Which led me to, "Who the fuck am I, now that I'm not the performer I used to be?"

All these feelings came up after my case settled.  I suppose the focus on appointments and evaluations for 4 years has left me with no room for much else.

We're starting a brand new life in a few months, yet somehow, I still having troubles letting go of all I lost since the accident.

Prior to my life change, I really only thought that my only purpose in life was to be a musician.

I can look forward to doing more music in the Dominican Republic, where I'm not in as much pain as I am here.

I can still write music.  I just have to wait until I'm in a place where I can feel better to do so, and it's right around the corner.

Everything seems to be falling into place so eerily.  All that's left now is for us to wait for my braces to get outta my teeth.  Then we're gone.

In the meantime, I'm filling my life with learning Spanish, Hebrew and Judaism, and I've finally learned the purpose of Rosh Hashana and Yom Kippur.

Here's my smallest nutshell I can give you of how I've learned about it: we're supposed to take stock of the mistakes we've made that have either impacted someone else, ourselves, or us both.

... sound a bit like one of the 12 steps to you too? ...

I've also learned, these 10 days are here to start a new year with new possibilities, after you've learned from your mistakes or admitted to the person involved how you learned from it.  Forgiveness, in a sense, yet it seems it would be an apology to ourselves for being such asses in the first place.

What all this brought on for me, was a shift of looking at what my potential is, not at what my losses are.

I believe that this is an amazing moment in my life.  Everything is falling into place, not much unlike when you see you only have about 15 pieces of a puzzle left.  Then you think about the next puzzle you can do!

It's uncanny that my case ended at the beginning of this breath of change in thinking from Judaism has come.  How was I lead to learn about it at this very occasion in my life?

So often, people think of me as an atheist.  I'm not purely an atheist.  I'm always questioning everything, because I am an agnostic verging on atheist.

Otherwise, I believe in some kinda 'something' that I can't put into words, but the closest I can say is it's like molecules of energy surrounding each one of us.

This coming together of so many pieces is how I believe the energy works with me.  I just have to stop fighting it and be clear to accept it.

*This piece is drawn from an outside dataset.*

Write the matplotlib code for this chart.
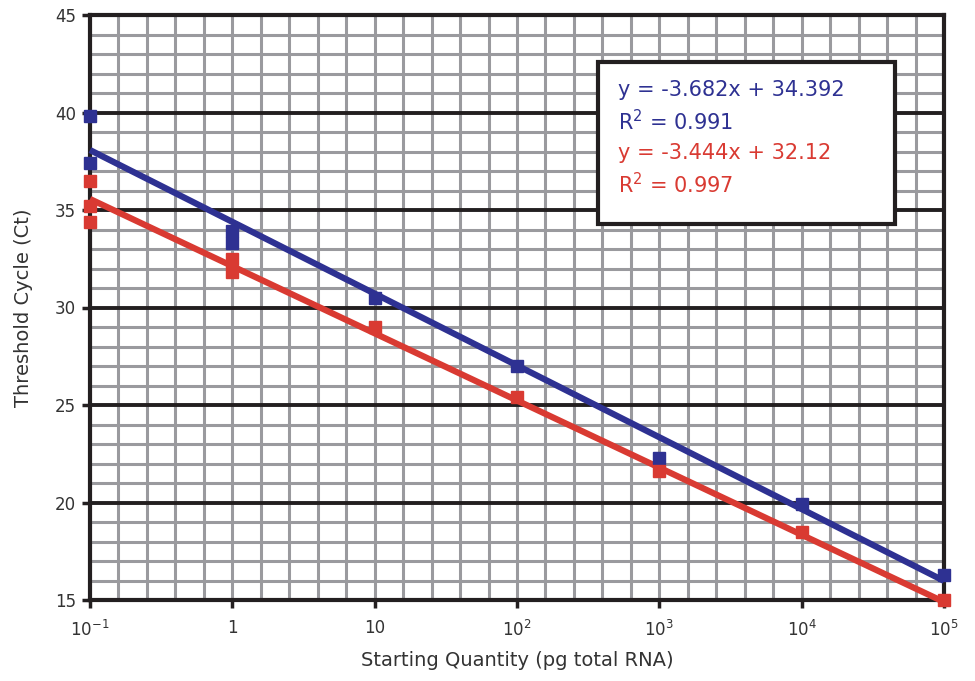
import numpy as np
import matplotlib
matplotlib.use("Agg")
import matplotlib.pyplot as plt
from matplotlib.patches import Rectangle
from matplotlib.ticker import FixedLocator, NullFormatter

# ---- data ----
quantities = [0.1, 1, 10, 100, 1000, 10000, 100000]
blue_x = [0.1, 0.1, 1, 1, 10, 100, 1000, 10000, 100000]
blue_y = [39.8, 37.4, 33.9, 33.3, 30.5, 27.0, 22.3, 19.9, 16.3]
red_x = [0.1, 0.1, 0.1, 1, 1, 10, 100, 1000, 10000, 100000]
red_y = [36.5, 35.2, 34.4, 32.5, 31.8, 29.0, 25.4, 21.6, 18.5, 15.0]
blue_slope, blue_intercept, blue_r2 = -3.682, 34.392, 0.991
red_slope, red_intercept, red_r2 = -3.444, 32.12, 0.997
x_tick_labels = [r"$10^{-1}$", "1", "10", r"$10^{2}$", r"$10^{3}$", r"$10^{4}$", r"$10^{5}$"]
y_ticks = [15, 20, 25, 30, 35, 40, 45]

BLUE = "#2E3192"
RED = "#D93A32"
GRAY = "#9A9A9E"
BLACK = "#231F20"

fig = plt.figure(figsize=(9.75, 6.81), dpi=100)
ax = fig.add_axes([90/975, 1-600/681, (944-90)/975, (600-15)/681])

ax.set_xscale("log")
ax.set_xlim(0.1, 1e5)
ax.set_ylim(15, 45)

# grid
minor_x = [10**(k + 0.2*j) for k in range(-1, 5) for j in range(1, 5)]
ax.xaxis.set_major_locator(FixedLocator(quantities))
ax.xaxis.set_minor_locator(FixedLocator(minor_x))
ax.xaxis.set_minor_formatter(NullFormatter())
ax.set_xticklabels(x_tick_labels)
ax.yaxis.set_major_locator(FixedLocator(y_ticks))
ax.yaxis.set_minor_locator(FixedLocator([v for v in range(15, 46) if v % 5]))
ax.grid(which="minor", color=GRAY, lw=2.2, zorder=0)
ax.yaxis.grid(which="major", color=BLACK, lw=2.8, zorder=0.5)
ax.xaxis.grid(which="major", color=GRAY, lw=2.2, zorder=0)
ax.set_axisbelow(True)

for s in ax.spines.values():
    s.set_color(BLACK)
    s.set_linewidth(3)

ax.tick_params(which="major", length=6, width=2.5, color=BLACK, direction="out",
               labelsize=12, labelcolor="#333333", pad=4)
ax.tick_params(which="minor", length=0)
ax.tick_params(axis="x", pad=8)

# fit lines
xl = np.array([0.1, 1e5])
ax.plot(xl, blue_slope*np.log10(xl) + blue_intercept, color=BLUE, lw=4.5,
        solid_capstyle="butt", zorder=3, clip_on=False)
ax.plot(xl, red_slope*np.log10(xl) + red_intercept, color=RED, lw=4.5,
        solid_capstyle="butt", zorder=3, clip_on=False)
# data points
ax.plot(blue_x, blue_y, ls="none", marker="s", ms=8, color=BLUE, zorder=4, clip_on=False)
ax.plot(red_x, red_y, ls="none", marker="s", ms=8, color=RED, zorder=4, clip_on=False)

ax.set_xlabel("Starting Quantity (pg total RNA)", fontsize=14, color="#333333", labelpad=8)
ax.set_ylabel("Threshold Cycle (Ct)", fontsize=14, color="#333333", labelpad=16)

# equation box
fig.patches.append(Rectangle((598/975, 1-224/681), (895-598)/975, (224-62)/681,
                             transform=fig.transFigure, facecolor="white",
                             edgecolor=BLACK, lw=3, zorder=10))
tx = 618/975
lines = [
    (f"y = {blue_slope}x + {blue_intercept}", BLUE, 90),
    (f"R$^2$ = {blue_r2}", BLUE, 122),
    (f"y = {red_slope}x + {red_intercept}", RED, 153),
    (f"R$^2$ = {red_r2}", RED, 185),
]
for txt, col, ypx in lines:
    fig.text(tx, 1-ypx/681, txt, color=col, fontsize=15, va="center", ha="left", zorder=11)

fig.savefig("out.png", dpi=100)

Why was I lead to learn about this moment in time of new life at the very moment that my case wrapped up and Papi and I are beginning anew?

I've been passed on to a new level of letting the past, and all it's losses, go.

If I don't make room for the new by sweeping out the past, there will be no space for my new life to come to light.

I'll never be that girl that I was before the accident.

I have to let her go.

I must look at my new prospects that will come to me when I'm open to them, no matter how terrifying it is to jump into the deep end.

The fear of the unknown has been one of my obstacles in life.

Well, I guess it's time to take all the strength in life I've ever gained and take that bitch on.

Bring it on then.

I'll put up my dukes.

I always do.

i acknowledge my errors, learn from them, choose the correct path, and move on

2 comments:

  1. "I must look at my new prospects that will come to me when I'm open to them, no matter how terrifying it is to jump into the deep end." ... right on hon ... absolutely. It took me 30 years to get the courage to jump in the deep end and even then (and still now arguably) didn't appreciate how important it is to let go and look forward .... you go <3

    ReplyDelete
    Replies
    1. that just sounded like the big sister i've always needed to tell me i'm on the right track.